OPTIMIZATION OF MACHINING PARAMETERS OF LOW CARBON STEEL FOR TURNING OPERATION USING TAGUCHI ANALYSIS

Abstract

Cutting fluids play an important role in machine operations, tool life, workpiece quality, and overall productivity, because of their ability to prevent workpiece and cutting tool excessive heating. This paper investigates the optimal parameters for turning low carbon steel using formulated orange seed oil cutting fluid. The three process parameters considered in this paper were spindle speed, feed rate, and depth of cut. Orthogonal arrays, the signal-to-noise (S/N) ratio, and analysis of variance (ANOVA) were used to find the optimal process parameter levels and analyze the effect of these parameters on surface roughness and flank wear.

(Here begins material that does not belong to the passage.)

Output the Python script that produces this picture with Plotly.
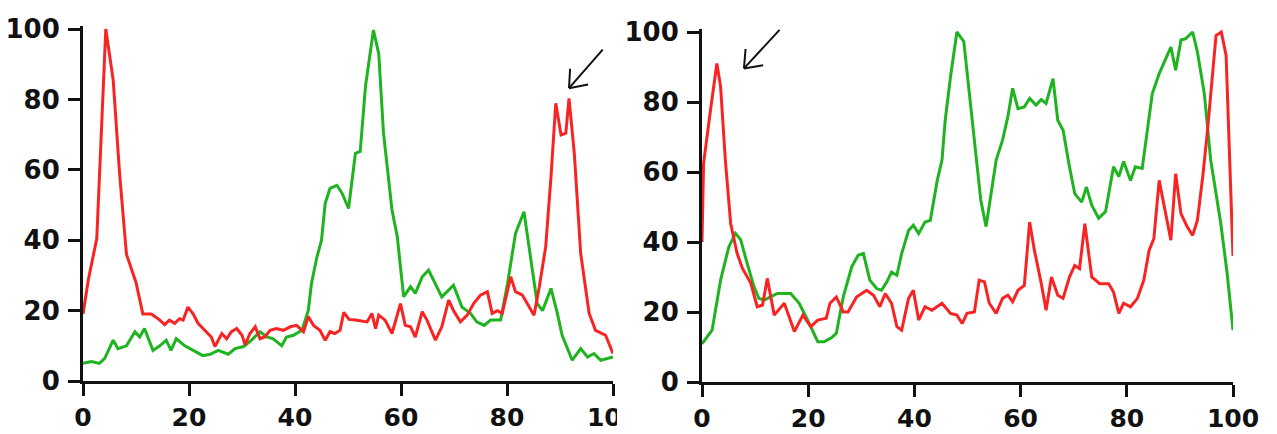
import math
import plotly.graph_objects as go

# ---------------- data ----------------
left_red_x = [0, 1, 2.6, 4.3, 5.7, 6.9, 8.2, 10, 11.3, 12.9, 14.5, 15.4, 16.3, 17.3, 18.2, 18.9,
              19.8, 20.8, 21.7, 23, 24.2, 24.9, 26.2, 27.1, 28, 29, 30, 30.6, 31.5, 32.5, 33.4,
              34.3, 35.3, 36.5, 37.8, 39.1, 40.3, 41.6, 42.5, 43.5, 44.7, 45.7, 46.6, 47.5, 48.5,
              49.2, 50.2, 51.4, 53.6, 54.5, 55.2, 55.8, 57, 58.3, 59.9, 60.8, 61.8, 62.7, 64,
              64.9, 66.5, 67.7, 69, 69.9, 71.2, 72.5, 73.7, 75, 76.3, 77.2, 78.2, 79.1, 80.7,
              81.6, 82.9, 84.2, 85.1, 86.1, 87.3, 88.3, 89.2, 90.2, 91.1, 91.7, 92.7, 93.9,
              95.5, 96.7, 98.6, 100]
left_red_y = [19, 28.7, 40.5, 100, 85.5, 59, 36, 28, 19, 19, 17.3, 16, 17.3, 16.4, 17.7, 17.3,
              21, 19, 16.4, 14.4, 12.5, 9.8, 13.5, 12, 14, 14.9, 13, 10.3, 13.5, 15.4, 12,
              12.5, 14.4, 14.9, 14.4, 15.4, 15.8, 14, 18.3, 15.8, 14.4, 11.6, 14, 13.5, 14.4,
              19.5, 17.5, 17.3, 16.8, 19.2, 14.9, 18.7, 17.3, 13.5, 22, 15.8, 15.4, 12.5, 19.7,
              17.3, 11.6, 15.4, 23, 20, 16.8, 18.7, 22, 24.4, 25.4, 19.2, 20, 19.2, 29.6,
              25.4, 24.4, 21, 18.7, 26.8, 38.1, 58, 78.9, 69.9, 70.4, 80.3, 64.7, 36.3,
              19.2, 14.4, 13, 7.8]

left_green_x = [0, 1.6, 3.1, 4.1, 5.7, 6.6, 8.2, 9.8, 10.7, 11.6, 13.2, 14.5, 15.7, 16.6, 17.6,
                19.2, 20.8, 22.6, 24, 25.5, 27.4, 28.7, 30.3, 31.8, 33.4, 34.7, 35.9, 37.5,
                38.4, 39.7, 41.3, 42.5, 43.1, 44.1, 45, 45.7, 46.6, 47.9, 48.9, 50.1, 51.4,
                52.3, 53.3, 54.8, 55.8, 56.7, 58.3, 59.3, 60.5, 61.8, 62.7, 64, 65.2, 66.5,
                67.7, 68.7, 69.9, 71.5, 73.1, 74.3, 75.7, 76.9, 78.8, 80.1, 81.6, 83.2, 84.5,
                85.7, 86.7, 88.3, 89.5, 90.4, 92.3, 93.9, 95.2, 96.4, 97.7, 100]
left_green_y = [5, 5.5, 5, 6.4, 11.6, 9.2, 10, 14, 12.5, 14.9, 8.7, 10, 11.6, 8.7, 12,
                10, 8.7, 7.2, 7.6, 8.7, 7.6, 9.2, 9.8, 11.6, 14, 12.5, 12, 10,
                12.5, 13, 14.4, 20, 27.6, 35, 40, 50.5, 54.7, 55.6, 53.3, 49, 64.7,
                65.2, 83.7, 99.7, 93, 70.4, 48.6, 41, 23.9, 26.8, 24.9, 29.6, 31.5, 27.7,
                23.9, 25.4, 27.2, 21, 19.2, 16.8, 15.8, 17.3, 17.3, 27.7, 41.9, 48.1, 34.4,
                22, 20, 26.3, 19.2, 13, 5.9, 9.2, 6.8, 7.8, 5.9, 6.8]

right_red_x = [0, 0.3, 1.6, 2.8, 3.5, 4.4, 5.4, 6.6, 7.6, 9.2, 10.4, 11.4, 12.3, 13.6, 15.5,
               17.4, 19, 20.5, 21.8, 23.4, 24.1, 25.3, 26.6, 27.5, 29.1, 31, 32.3, 33.5, 34.5,
               35.7, 36.7, 37.6, 38.9, 39.8, 40.8, 42, 43.3, 45.2, 46.8, 48, 49, 49.9, 51.3,
               52.2, 53.2, 54.1, 55.4, 56.6, 57.6, 58.5, 59.5, 60.7, 61.7, 62.6, 63.9, 64.8,
               65.8, 67, 68, 69.2, 70.2, 71.1, 72.1, 73.4, 74.9, 76.6, 77.5, 78.5, 79.4, 80.7,
               82, 83.2, 84.2, 85.1, 86.1, 87, 88.3, 89.2, 90.2, 91.4, 92.4, 93.3, 94.3, 95.2,
               96.2, 96.8, 97.8, 98.7, 100]
right_red_y = [40, 62.5, 77.7, 91, 84.4, 63.4, 45.3, 36.8, 32.5, 28.2, 21.5, 22, 29.6, 19.1, 22.5,
               14.4, 19.1, 15.8, 17.7, 18.2, 22.5, 24.3, 20, 20, 24.3, 26.2, 24.8, 21.5, 25.3,
               22.5, 15.8, 14.8, 23.9, 26.2, 17.7, 21.5, 20.5, 22.5, 19.6, 19.1, 16.7, 19.6, 20,
               29.1, 28.6, 22.5, 19.6, 23.9, 24.8, 22.9, 26.2, 27.6, 45.7, 37.6, 28.1, 20.5,
               30, 24.8, 23.9, 30, 33.3, 32.4, 45.2, 30, 28.1, 28.1, 25.7, 19.6, 22.5, 21.5,
               23.9, 29.1, 37.6, 41, 57.6, 50.5, 40.5, 59.5, 48.1, 44.3, 41.9, 46.2, 58.6, 71.9,
               88.1, 99, 100, 93.3, 36]

right_green_x = [0, 1.9, 3.5, 5.05, 6.3, 7.3, 8.5, 9.8, 10.7, 11.7, 12.9, 14.2, 16.7, 18.3, 19.9,
                 21.8, 23, 24.5, 25.3, 26.6, 28.2, 29.4, 30.4, 31.6, 32.9, 33.8, 34.8, 35.7, 36.7,
                 37.6, 38.9, 39.8, 40.8, 42, 43, 44.3, 45.2, 45.8, 46.8, 48, 49.3, 50.9, 52.5,
                 53.5, 54.4, 55.4, 56.6, 57.6, 58.5, 59.5, 60.7, 61.7, 62.9, 63.9, 64.8, 66.1, 67,
                 68, 69.2, 70.2, 71.5, 72.4, 73.4, 74.7, 76, 77.5, 78.5, 79.4, 80.7, 81.6, 82.9,
                 83.9, 84.8, 86.1, 87.3, 88.3, 89.2, 90.2, 91.1, 92.4, 93.3, 94.6, 95.8, 97.1,
                 97.7, 98.9, 100]
right_green_y = [10.9, 14.8, 29.1, 38.6, 42.5, 40.6, 33.9, 27.2, 23.9, 23.4, 24.3, 25.3, 25.3, 22.5, 17.7,
                 11.5, 11.5, 12.8, 13.9, 24.3, 32.9, 36.2, 36.7, 29.1, 26.7, 26.2, 28.6, 31.4, 30.5,
                 36.7, 43.3, 44.8, 42.4, 45.7, 46.2, 57.6, 63.4, 74.8, 87.2, 100, 97.3, 74.8, 52,
                 44.4, 52.9, 63.4, 69.1, 75.8, 83.9, 78.1, 78.6, 81, 79.1, 80.7, 79.6, 86.7, 74.8,
                 71.9, 61.5, 53.8, 51.4, 55.7, 50.5, 46.8, 48.7, 61.5, 58.7, 63, 57.6, 61.5, 61,
                 72.9, 82.4, 88.1, 92.4, 95.7, 89.1, 97.7, 98.1, 100, 94.3, 82.4, 63.4, 50.1,
                 45.3, 31, 14.8]

tick_vals = [0, 20, 40, 60, 80, 100]
tick_text = ["0", "20", "40", "60", "80", "100"]

# arrow tips (data coords) for the two annotated peaks
left_arrow_tip = (91.7, 83.2)
right_arrow_tip = (7.9, 89.6)

# ---------------- styling ----------------
W, H = 1277, 434
RED = "#f82424"
GREEN = "#1fb41f"
LINE_W = 3

fig = go.Figure()
fig.add_trace(go.Scatter(x=left_green_x, y=left_green_y, mode="lines",
                         line=dict(color=GREEN, width=LINE_W), xaxis="x", yaxis="y"))
fig.add_trace(go.Scatter(x=left_red_x, y=left_red_y, mode="lines",
                         line=dict(color=RED, width=LINE_W), xaxis="x", yaxis="y"))
fig.add_trace(go.Scatter(x=right_green_x, y=right_green_y, mode="lines",
                         line=dict(color=GREEN, width=LINE_W), xaxis="x2", yaxis="y2"))
fig.add_trace(go.Scatter(x=right_red_x, y=right_red_y, mode="lines",
                         line=dict(color=RED, width=LINE_W), xaxis="x2", yaxis="y2"))

font = dict(family="DejaVu Sans", size=26, color="#111111", weight="bold")
xfont = dict(family="DejaVu Sans", size=25, color="#111111", weight="bold")
axis_common = dict(showline=True, linecolor="#111111", linewidth=3,
                   ticks="outside", ticklen=12, tickwidth=3, tickcolor="#111111",
                   showgrid=False, zeroline=False, automargin=False,
                   tickmode="array", tickvals=tick_vals, ticktext=tick_text, fixedrange=True)

def px2fx(p):
    return p / W

def px2fy(p):
    return (H - p) / H

fig.update_layout(
    template="none",
    width=W, height=H, margin=dict(l=0, r=0, t=0, b=0, pad=0, autoexpand=False),
    paper_bgcolor="white", plot_bgcolor="white", showlegend=False,
    xaxis=dict(domain=[px2fx(83), px2fx(613)], range=[0, 100], anchor="y",
               ticklabelstandoff=0, tickfont=xfont, **axis_common),
    yaxis=dict(domain=[px2fy(381), px2fy(26.2)], range=[0, 100.8], anchor="x",
               ticklabelstandoff=3, tickfont=font, **axis_common),
    xaxis2=dict(domain=[px2fx(702), px2fx(1233)], range=[0, 100], anchor="y2",
                ticklabelstandoff=0, tickfont=xfont, **axis_common),
    yaxis2=dict(domain=[px2fy(382), px2fy(29.2)], range=[0, 100.8], anchor="x2",
                ticklabelstandoff=3, tickfont=font, **axis_common),
)

# open "V" arrows drawn as three line segments each
def add_arrow(tip, xref, yref, shaft=(35, -40), arm_len=21, half_angle=38):
    ang = math.atan2(shaft[1], shaft[0])
    segs = [shaft]
    for s in (-1, 1):
        a = ang + s * math.radians(half_angle)
        segs.append((arm_len * math.cos(a), arm_len * math.sin(a)))
    for ax, ay in segs:
        fig.add_annotation(x=tip[0], y=tip[1], xref=xref, yref=yref, text="",
                           showarrow=True, ax=ax, ay=ay, arrowhead=0,
                           arrowwidth=2, arrowcolor="#111111", standoff=0, startstandoff=0)

add_arrow(left_arrow_tip, "x", "y", shaft=(35, -40))
add_arrow(right_arrow_tip, "x2", "y2", shaft=(37, -40))

# the right image covers the end of the left panel's last x label
fig.add_shape(type="rect", xref="paper", yref="paper", layer="above",
              x0=px2fx(617), x1=px2fx(650), y0=0, y1=px2fy(396),
              fillcolor="white", line=dict(width=0))

fig.write_html("out.html", config={"displayModeBar": False},
               post_script="document.body.style.margin='0px';document.body.style.overflow='hidden';")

Following that, a confirmation test was run to compare the predicted results to the experimental results. From the results, the best S/N ratio of the main effect plot for the surface roughness stood at 180 rpm spindle speed, 0.105 mm/rev feed rate and 1.5mm depth of cut with R-Sq = 95.64% R-Sq(adj) = 89.09%. The Taguchi method has revealed that the feed rate has a significant role to play in producing the best surface quality and this was achieved at 64.50% of the contribution, followed by the spindle speed at 29.10% of the contribution, and the depth of cut at 20% of the contribution has the least role to play in producing the best surface quality. For flank wear, the S/N ratio of the main effect plot stood at 180 rpm spindle speed, 0.105 mm/rev feed rate and 1.0 mm depth of cut with R2 = 96.43%, R2(adj) = 91.07%. The least flank wear was obtained at 60.38% contribution of feed rate, 35.62% contribution for spindle speed and 0.43% contribution for depth of cut.